~/Cluster Tendency

Brandon Rozek

Photo of Brandon Rozek

PhD Student @ RPI studying Automated Reasoning in AI and Linux Enthusiast.

This is the assessment of the suitability of clustering. Cluster Tendency determines whether the data has any inherent grouping structure.

This is a hard task since there are so many different definitions of clusters (portioning, hierarchical, density, graph, etc.) Even after fixing a cluster type, this is still hard in defining an appropriate null model for a data set.

One way we can go about measuring cluster tendency is to compare the data against random data. On average, random data should not contain clusters.

There are some clusterability assessment methods such as Spatial histogram, distance distribution and Hopkins statistic.

Hopkins Statistic

Let $X$ be the set of $n$ data points in $d$ dimensional space. Consider a random sample (without replacement) of $m « n$ data points. Also generate a set $Y$ of $m$ uniformly randomly distributed data points.

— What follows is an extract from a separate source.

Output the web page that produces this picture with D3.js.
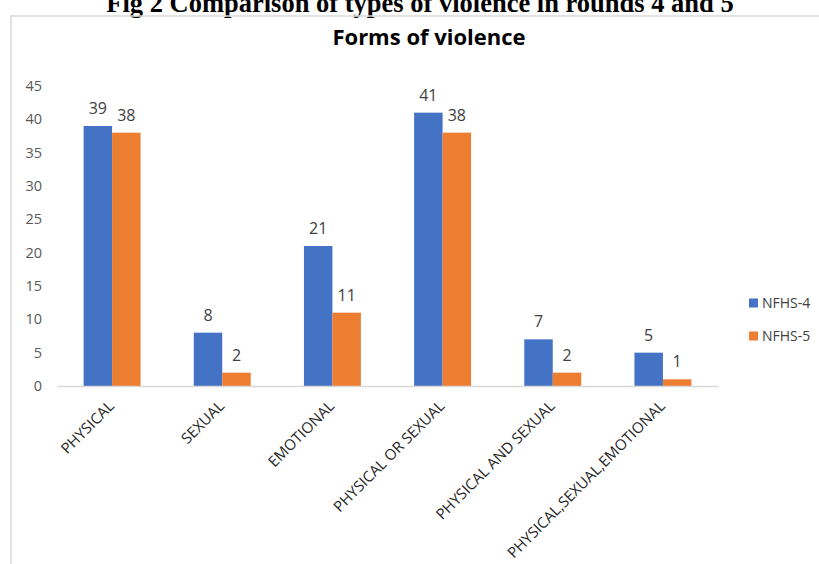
<!DOCTYPE html>
<html>
<head>
<meta charset="utf-8">
<script src="https://cdn.jsdelivr.net/npm/d3@7"></script>
<style>
  body { margin: 0; background: #fff; }
  svg { display: block; }
</style>
</head>
<body>
<div id="chart"></div>
<script>
const categories = ["PHYSICAL", "SEXUAL", "EMOTIONAL", "PHYSICAL OR SEXUAL", "PHYSICAL AND SEXUAL", "PHYSICAL,SEXUAL,EMOTIONAL"]
const seriesNames = ["NFHS-4", "NFHS-5"]
const nfhs4 = [39, 8, 21, 41, 7, 5]
const nfhs5 = [38, 2, 11, 38, 2, 1]
const yTicks = [0, 5, 10, 15, 20, 25, 30, 35, 40, 45]
const colors = ["#4472C4", "#ED7D31"]

const width = 819
const height = 564
const font = "'Open Sans', 'DejaVu Sans', sans-serif"

const svg = d3.select("#chart")
  .append("svg")
  .attr("width", width)
  .attr("height", height)

svg.append("rect")
  .attr("width", width)
  .attr("height", height)
  .attr("fill", "#fff")

// figure caption, cut at the top like the scan
svg.append("text")
  .attr("x", 420)
  .attr("y", 12)
  .attr("text-anchor", "middle")
  .style("font-family", "'Liberation Serif', 'Times New Roman', serif")
  .style("font-weight", "bold")
  .style("font-size", "26.5px")
  .text("Fig 2 Comparison of types of violence in rounds 4 and 5")

// chart frame
svg.append("rect")
  .attr("x", 11)
  .attr("y", 16)
  .attr("width", 900)
  .attr("height", 700)
  .attr("fill", "none")
  .attr("stroke", "#d9d9d9")
  .attr("stroke-width", 1.5)

svg.append("text")
  .attr("x", 429)
  .attr("y", 45)
  .attr("text-anchor", "middle")
  .style("font-family", font)
  .style("font-weight", "bold")
  .style("font-size", "22px")
  .attr("fill", "#000")
  .text("Forms of violence")

const x0 = d3.scaleBand()
  .domain(categories)
  .range([57, 718])
  .paddingInner(0.483)
  .paddingOuter(0.2415)

const x1 = d3.scaleBand()
  .domain(seriesNames)
  .range([0, x0.bandwidth()])

const y = d3.scaleLinear()
  .domain([0, 45])
  .range([386, 86])

// y axis labels
const gy = svg.append("g")
  .attr("transform", "translate(57,0)")
  .call(d3.axisLeft(y).tickValues(yTicks).tickSize(0).tickPadding(15))
gy.select(".domain").remove()
gy.selectAll("text")
  .style("font-family", font)
  .style("font-size", "14.5px")
  .attr("fill", "#595959")

const rows = categories.map((c, i) => ({ cat: c, values: [nfhs4[i], nfhs5[i]] }))

const groups = svg.append("g")
  .selectAll("g")
  .data(rows)
  .join("g")
  .attr("transform", d => `translate(${x0(d.cat)},0)`)

groups.selectAll("rect")
  .data(d => d.values.map((v, j) => ({ name: seriesNames[j], v: v, j: j })))
  .join("rect")
  .attr("x", d => x1(d.name))
  .attr("y", d => y(d.v))
  .attr("width", x1.bandwidth())
  .attr("height", d => y(0) - y(d.v))
  .attr("fill", d => colors[d.j])

groups.selectAll("text")
  .data(d => d.values.map((v, j) => ({ name: seriesNames[j], v: v, j: j })))
  .join("text")
  .attr("x", d => x1(d.name) + x1.bandwidth() / 2)
  .attr("y", d => y(d.v) - 12)
  .attr("text-anchor", "middle")
  .style("font-family", font)
  .style("font-size", "16px")
  .attr("fill", "#404040")
  .text(d => d.v)

// category axis
const gx = svg.append("g")
  .attr("transform", "translate(0,386)")
  .call(d3.axisBottom(x0).tickSize(0))
gx.select(".domain")
  .attr("stroke", "#d9d9d9")
  .attr("stroke-width", 1.5)
gx.selectAll("text")
  .attr("x", 0)
  .attr("y", 0)
  .attr("dy", 0)
  .attr("text-anchor", "end")
  .attr("transform", "translate(3,21) rotate(-45)")
  .style("font-family", font)
  .style("font-size", "15px")
  .attr("fill", "#262626")

// legend
const legend = svg.append("g")
  .selectAll("g")
  .data(seriesNames)
  .join("g")
  .attr("transform", (d, i) => `translate(749,${303 + i * 33})`)

legend.append("rect")
  .attr("x", 0)
  .attr("y", -4.5)
  .attr("width", 9)
  .attr("height", 9)
  .attr("fill", (d, i) => colors[i])

legend.append("text")
  .attr("x", 13)
  .attr("y", 0)
  .attr("dy", "0.35em")
  .style("font-family", font)
  .style("font-size", "14px")
  .attr("fill", "#404040")
  .text(d => d)
</script>
</body>
</html>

Now define two distance measures $u_i$ to be the distance of $y_i \in Y$ from its nearest neighbor in X and $w_i$ to be the distance of $x_i \in X$ from its nearest neighbor in X

We can then define Hopkins statistic as $$ H = \frac{\sum_{i = 1}^m{u_i^d}}{\sum_{i = 1}^m{u_i^d} + \sum_{i =1}^m{w_i^d}} $$

Properties

With this definition, uniform random data should tend to have values near 0.5, and clustered data should tend to have values nearer to 1.

Drawbacks

However, data containing a single Gaussian will also score close to one. As this statistic measures deviation from a uniform distribution. Making this statistic less useful in application as real data is usually not remotely uniform.

Spatial Histogram Approach

For this method, I’m not too sure how this works, but here are some key points I found.

Divide each dimension in equal width bins, and count how many points lie in each of the bins and obtain the empirical joint probability mass function.

Do the same for the randomly sampled data

Finally compute how much they differ using the Kullback-Leibler (KL) divergence value. If it differs greatly than we can say that the data is clusterable.